一方の瑠衣は、若い頃に結婚して娘が生まれるも、ジャズベーシストと恋に落ちて家族を捨てて駆け落ちしました。ところがその相手もわずか4年で事故死し、以来シャンソン歌手として一人で身を立てています。そんな瑠衣が年齢や仕事の関係で気弱になり、宝くじで当たったお金を元手に老人マンションに入居します。ところが老人マンションには陰湿かつくだらない派閥争いがあり、耐えきれなくなった瑠衣は照子に電話をして助けを求めました。
親友からのSOSを受けた照子が取った行動は、思いがけないものでした。「さようなら。私はこれから生きていきます」と書き置きを残し、45年間ともに暮らしてきた夫を見捨てて家を出ます。夫のBMWを奪い、瑠衣とともに向かった先は長野の別荘地でした。当初は瑠衣に自分の別荘に連れていくと言っていたものの、人気のない家を探してドライバーで鍵を壊すさまは、どうみても不法侵入でしかありません。
こうして照子と瑠衣は他人の別荘に侵入し、ふたり暮らしをはじめました。侵入がバレないよう、電気を使わず夜はランタンとロウソクの明かりで過ごし、お風呂は近くの温泉へ。やがて照子と瑠衣はそれぞれの特技を活かし、仕事をはじめるのですが――。
大人しい優等生の照子と、自由に生きてきた瑠衣。性格も境遇も異なるふたりが、45年にも及ぶ結婚生活と窮屈な老人マンションを見限り、逃避行を続けながらたくましく生きていく。ふたりの間に存在するゆるぎない絆と、互いへの強い思いがなんとも眩しく、読み終わると胸の中にあたたかな余韻が残ります。犯罪行為を伴う逃避行の物語は、悲劇的な結末を予感させるものが多いと思います。ですが『照子と瑠衣』には、刹那的な危うさや暗さは一切ありません。ふたりとも生きる気満々で、金銭的な問題をはじめさまざまな逆境に直面しても、知恵を絞ってトラブルを乗り越えていく。その強さやたくましさに、読者自身が励まされる気持ちになります。
照子も瑠衣もそれぞれに魅力的なキャラクターですが、私はとりわけ照子に感情移入しながら読みました。大人しく優等生的だった彼女が夫を捨て、とんでもない行動力をみせながら、自分自身を解放していく。その変化がなんとも鮮やかで、読んでいて痛快でした。照子が作るおいしそうな料理の数々や、趣味のよさを感じさせる生活まわりの小物の描写も、作品に奥行きをあたえています。物語が進むにつれて明かされていく、照子の意外な計画にも驚かされました。

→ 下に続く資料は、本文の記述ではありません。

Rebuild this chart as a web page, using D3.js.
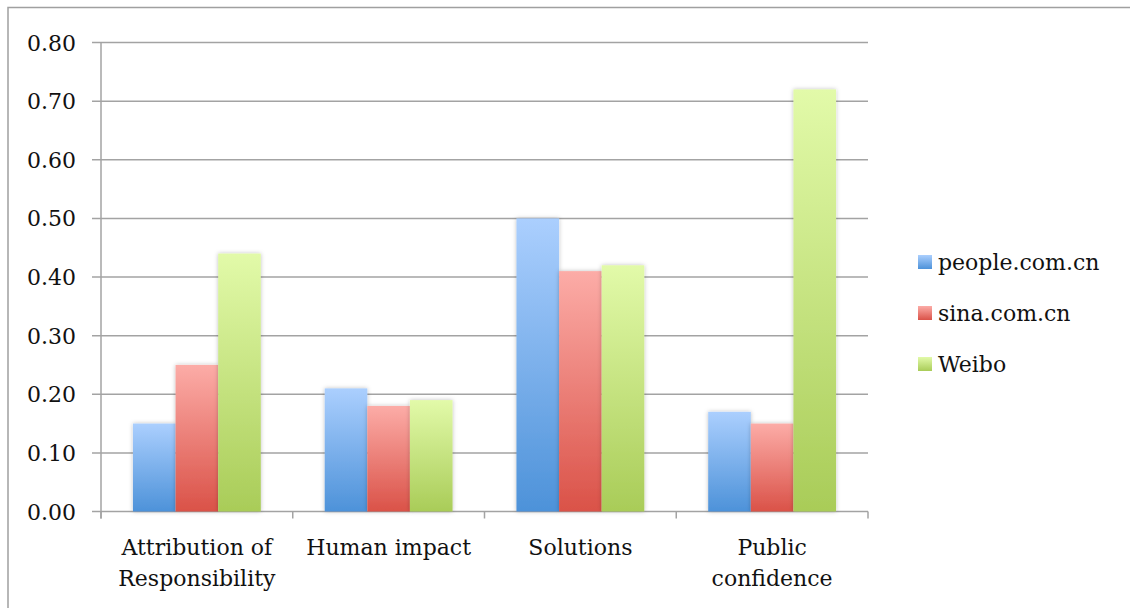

シスターフッド小説の醍醐味である友情の描写もまた、強く心を揺さぶられるものでした。長い時を重ねてきたふたりの間に存在する確かな絆、逃避行を通じて初めて気づくことになる相手の意外な一面、そしてなによりかけがえのない無二の親友と一緒に歩んでいく時間の楽しさ。シンプルな言葉で表現される互いへの想いはまぶしく、胸が熱くなります。
『照子と瑠衣』を読むと、いくつになっても新しい生き方を選ぶことができるし、不本意な現実を我慢しつづける必要はないと、勇気がわいてくる気がします。本のカバーに描かれたふたりの笑顔と、帯の
「まだまだこれから、なんだってできるわよ、あたしたち」
という言葉は、私の人生後半戦のお守りになりそうです。シスターフッド小説好きはもちろんですが、今の生活に何かしらの不満を持っている人や、前向きなパワーがほしい人にぜひ手に取ってほしい一冊でした。